Per quanto riguarda i riscontri oggettivi, Lommel spiega che
“nelle OBE (“Out of Body Experiences”, o esperienze extracorporeee) le persone riportano percezioni veridiche che avvengono da un punto al di fuori e al di sopra del loro corpo senza vita. Chi ha vissuto una NDE ha l’impressione di essersi liberato del corpo come di un vecchio cappotto, ed è sorpreso di avere ancora un’identità con la possibilità di provare percezioni, emozioni, ed una coscienza particolarmente lucida.
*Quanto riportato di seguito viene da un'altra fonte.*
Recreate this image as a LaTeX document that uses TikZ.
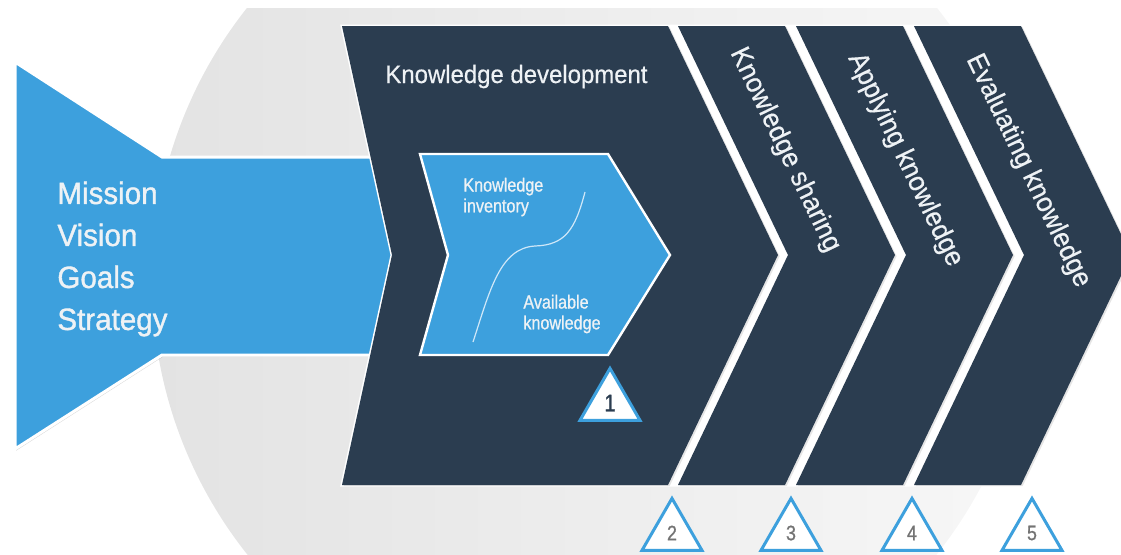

Questa esperienza fuori dal corpo è particolarmente importante dal punto di vista scientifico perché i medici, gli infermieri e i parenti possono verificare le percezioni che vengono riportate, e anche confermare il momento preciso in cui è avvenuta la NDE con la OBE durante il periodo di rianimazione cardio polmonare”.
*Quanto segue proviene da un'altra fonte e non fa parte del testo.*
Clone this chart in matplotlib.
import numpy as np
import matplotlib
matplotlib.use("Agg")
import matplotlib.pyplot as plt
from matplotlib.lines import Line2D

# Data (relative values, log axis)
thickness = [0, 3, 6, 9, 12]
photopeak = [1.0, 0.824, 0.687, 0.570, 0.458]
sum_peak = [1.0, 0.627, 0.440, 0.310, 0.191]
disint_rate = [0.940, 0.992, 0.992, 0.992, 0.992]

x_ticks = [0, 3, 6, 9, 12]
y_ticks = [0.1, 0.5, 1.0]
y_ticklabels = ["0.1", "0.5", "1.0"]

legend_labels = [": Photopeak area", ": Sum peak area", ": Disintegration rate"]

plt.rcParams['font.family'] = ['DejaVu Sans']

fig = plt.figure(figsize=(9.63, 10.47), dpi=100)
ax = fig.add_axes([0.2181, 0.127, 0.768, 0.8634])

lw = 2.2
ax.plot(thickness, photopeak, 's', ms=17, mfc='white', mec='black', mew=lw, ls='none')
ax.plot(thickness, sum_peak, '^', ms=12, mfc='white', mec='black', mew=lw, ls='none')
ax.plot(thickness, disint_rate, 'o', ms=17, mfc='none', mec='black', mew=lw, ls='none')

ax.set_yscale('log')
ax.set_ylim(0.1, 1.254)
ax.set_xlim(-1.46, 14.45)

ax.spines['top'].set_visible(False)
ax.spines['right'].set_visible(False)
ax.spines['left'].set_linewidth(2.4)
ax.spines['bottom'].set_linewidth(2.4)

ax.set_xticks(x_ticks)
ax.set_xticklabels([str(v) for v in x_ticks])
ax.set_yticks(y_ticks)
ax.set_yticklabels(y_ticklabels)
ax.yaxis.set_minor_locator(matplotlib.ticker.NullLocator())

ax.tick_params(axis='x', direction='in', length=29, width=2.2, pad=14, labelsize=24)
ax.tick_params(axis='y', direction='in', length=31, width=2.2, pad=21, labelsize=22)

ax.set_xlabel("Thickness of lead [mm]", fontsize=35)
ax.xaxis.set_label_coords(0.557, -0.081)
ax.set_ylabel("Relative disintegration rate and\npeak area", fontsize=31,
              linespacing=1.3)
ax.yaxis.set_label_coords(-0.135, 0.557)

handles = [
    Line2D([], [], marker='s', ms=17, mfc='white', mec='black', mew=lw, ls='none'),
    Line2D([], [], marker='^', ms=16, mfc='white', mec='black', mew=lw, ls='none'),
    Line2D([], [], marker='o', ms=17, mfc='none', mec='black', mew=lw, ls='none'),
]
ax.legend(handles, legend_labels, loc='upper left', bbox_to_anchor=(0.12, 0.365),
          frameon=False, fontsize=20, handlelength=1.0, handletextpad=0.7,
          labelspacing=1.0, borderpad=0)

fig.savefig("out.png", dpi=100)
Il cardiologo riporta l’esempio di un’infermiera di un reparto di cardiologia intensiva, che ha descritto quanto ha visto durante un turno di notte:
“Durante il turno di notte l’ambulanza porta nel mio reparto un uomo di 44 anni, cianotico e in stato comatoso: lo avevano trovato in coma in un prato una mezz’ora prima. Stiamo per intubarlo quando ci accorgiamo che ha la dentiera. Gli togliamo la dentiera superiore e la mettiamo sul carrello di emergenza. Ci vuole un’altra ora e mezza perché il paziente ritrovi un ritmo cardiaco e una pressione sanguigna sufficienti, ma è ancora intubato e ventilato, e sempre in coma. Lo trasferiamo in terapia intensiva per continuare la necessaria respirazione artificiale. Il paziente esce dal coma una settimana dopo e me lo vedo tornare nel reparto cardiologia. Appena mi vede, dice: «Ah, questa è l’infermiera che sa dov’è finita la mia dentiera». Sono davvero molto sorpresa, ma il paziente spiega: «Lei era presente quando mi hanno portato in ospedale, mi ha tolto la dentiera dalla bocca e l’ha messa nel cassetto scorrevole sotto il ripiano del carrello, carico boccettini”.